Given request. For the copy, please give all of the data again exactly and leave the pictures out.

Information supplied.

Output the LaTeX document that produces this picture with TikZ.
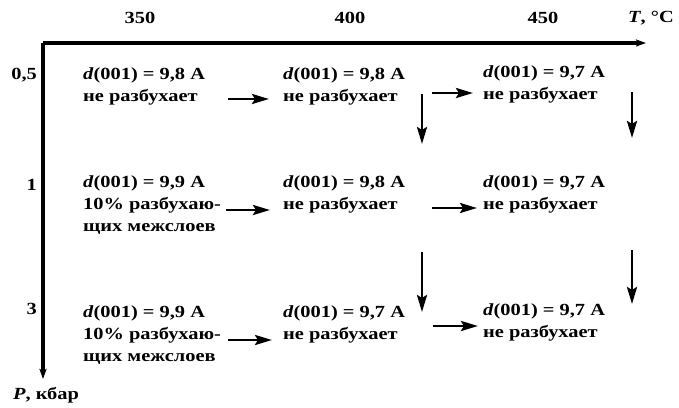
\documentclass[tikz,border=0pt]{standalone}
\usepackage{fontspec}
\setmainfont{Liberation Serif}[FakeStretch=1.2]
\usetikzlibrary{arrows.meta}
\tikzset{
  lbl/.style={inner sep=0pt, font=\bfseries\fontsize{17}{21}\selectfont},
  blk/.style={inner sep=0pt, anchor=west, align=left, font=\bfseries\fontsize{17}{22}\selectfont},
  axis/.style={line width=4pt, -{Stealth[length=10pt,width=7pt,inset=2pt]}},
  arr/.style={line width=2.8pt, -{Stealth[length=17pt,width=10pt,inset=3pt]}}
}
\newcommand{\dd}[1]{\textit{d}(001)\hspace{0.3em}=\hspace{0.3em}#1 A}
\begin{document}
\begin{tikzpicture}[x=1pt,y=-1pt]
\useasboundingbox (0,0) rectangle (679,407);
% axes
\coordinate (o) at (43,43);
\coordinate (tx) at (646,43);
\coordinate (py) at (43,379);
\draw[axis] (o) -- (tx);
\draw[axis] (o) -- (py);
\node[lbl] (t350) at (140,18) {350};
\node[lbl] (t400) at (350,18) {400};
\node[lbl] (t450) at (543,18) {450};
\node[lbl] (tT) at (651,18) {\textit{T}, °C};
\node[lbl,anchor=east] (p05) at (37,75) {0,5};
\node[lbl,anchor=east] (p1) at (37,185) {1};
\node[lbl,anchor=east] (p3) at (37,309) {3};
\node[lbl,anchor=west] (pP) at (13,395) {\textit{P}, кбар};
% row 1
\node[blk] (a1) at (83,86) {\dd{9,8}\\не разбухает};
\node[blk] (b1) at (283,86) {\dd{9,8}\\не разбухает};
\node[blk] (c1) at (483,84) {\dd{9,7}\\не разбухает};
% row 2
\node[blk] (a2) at (83,205) {\dd{9,9}\\10\% разбухаю-\\щих межслоев};
\node[blk] (b2) at (283,194) {\dd{9,8}\\не разбухает};
\node[blk] (c2) at (483,194) {\dd{9,7}\\не разбухает};
% row 3
\node[blk] (a3) at (83,335) {\dd{9,9}\\10\% разбухаю-\\щих межслоев};
\node[blk] (b3) at (283,324) {\dd{9,7}\\не разбухает};
\node[blk] (c3) at (483,322) {\dd{9,7}\\не разбухает};
% arrow coordinates
\coordinate (h11) at (228,99);  \coordinate (h12) at (269,99);
\coordinate (h21) at (432,93);  \coordinate (h22) at (473,93);
\coordinate (h31) at (226,210); \coordinate (h32) at (270,210);
\coordinate (h41) at (432,208); \coordinate (h42) at (477,208);
\coordinate (h51) at (228,340); \coordinate (h52) at (272,340);
\coordinate (h61) at (433,326); \coordinate (h62) at (478,326);
\coordinate (v11) at (422,94);  \coordinate (v12) at (422,144);
\coordinate (v21) at (632,92);  \coordinate (v22) at (632,138);
\coordinate (v31) at (422,252); \coordinate (v32) at (422,312);
\coordinate (v41) at (632,250); \coordinate (v42) at (632,304);
\draw[arr] (h11) -- (h12);
\draw[arr] (h21) -- (h22);
\draw[arr] (h31) -- (h32);
\draw[arr] (h41) -- (h42);
\draw[arr] (h51) -- (h52);
\draw[arr] (h61) -- (h62);
\draw[arr] (v11) -- (v12);
\draw[arr] (v21) -- (v22);
\draw[arr] (v31) -- (v32);
\draw[arr] (v41) -- (v42);
\end{tikzpicture}
\end{document}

Answer.
Output the LaTeX document that produces this picture with TikZ.
\documentclass[tikz,border=0pt]{standalone}
\usepackage{fontspec}
\setmainfont{Liberation Serif}[FakeStretch=1.2]
\usetikzlibrary{arrows.meta}
\tikzset{
  lbl/.style={inner sep=0pt, font=\bfseries\fontsize{17}{21}\selectfont},
  blk/.style={inner sep=0pt, anchor=west, align=left, font=\bfseries\fontsize{17}{22}\selectfont},
  axis/.style={line width=4pt, -{Stealth[length=10pt,width=7pt,inset=2pt]}},
  arr/.style={line width=2.8pt, -{Stealth[length=17pt,width=10pt,inset=3pt]}}
}
\newcommand{\dd}[1]{\textit{d}(001)\hspace{0.3em}=\hspace{0.3em}#1 A}
\begin{document}
\begin{tikzpicture}[x=1pt,y=-1pt]
\useasboundingbox (0,0) rectangle (679,407);
% axes
\coordinate (o) at (43,43);
\coordinate (tx) at (646,43);
\coordinate (py) at (43,379);
\draw[axis] (o) -- (tx);
\draw[axis] (o) -- (py);
\node[lbl] (t350) at (140,18) {350};
\node[lbl] (t400) at (350,18) {400};
\node[lbl] (t450) at (543,18) {450};
\node[lbl] (tT) at (651,18) {\textit{T}, °C};
\node[lbl,anchor=east] (p05) at (37,75) {0,5};
\node[lbl,anchor=east] (p1) at (37,185) {1};
\node[lbl,anchor=east] (p3) at (37,309) {3};
\node[lbl,anchor=west] (pP) at (13,395) {\textit{P}, кбар};
% row 1
\node[blk] (a1) at (83,86) {\dd{9,8}\\не разбухает};
\node[blk] (b1) at (283,86) {\dd{9,8}\\не разбухает};
\node[blk] (c1) at (483,84) {\dd{9,7}\\не разбухает};
% row 2
\node[blk] (a2) at (83,205) {\dd{9,9}\\10\% разбухаю-\\щих межслоев};
\node[blk] (b2) at (283,194) {\dd{9,8}\\не разбухает};
\node[blk] (c2) at (483,194) {\dd{9,7}\\не разбухает};
% row 3
\node[blk] (a3) at (83,335) {\dd{9,9}\\10\% разбухаю-\\щих межслоев};
\node[blk] (b3) at (283,324) {\dd{9,7}\\не разбухает};
\node[blk] (c3) at (483,322) {\dd{9,7}\\не разбухает};
% arrow coordinates
\coordinate (h11) at (228,99);  \coordinate (h12) at (269,99);
\coordinate (h21) at (432,93);  \coordinate (h22) at (473,93);
\coordinate (h31) at (226,210); \coordinate (h32) at (270,210);
\coordinate (h41) at (432,208); \coordinate (h42) at (477,208);
\coordinate (h51) at (228,340); \coordinate (h52) at (272,340);
\coordinate (h61) at (433,326); \coordinate (h62) at (478,326);
\coordinate (v11) at (422,94);  \coordinate (v12) at (422,144);
\coordinate (v21) at (632,92);  \coordinate (v22) at (632,138);
\coordinate (v31) at (422,252); \coordinate (v32) at (422,312);
\coordinate (v41) at (632,250); \coordinate (v42) at (632,304);
\draw[arr] (h11) -- (h12);
\draw[arr] (h21) -- (h22);
\draw[arr] (h31) -- (h32);
\draw[arr] (h41) -- (h42);
\draw[arr] (h51) -- (h52);
\draw[arr] (h61) -- (h62);
\draw[arr] (v11) -- (v12);
\draw[arr] (v21) -- (v22);
\draw[arr] (v31) -- (v32);
\draw[arr] (v41) -- (v42);
\end{tikzpicture}
\end{document}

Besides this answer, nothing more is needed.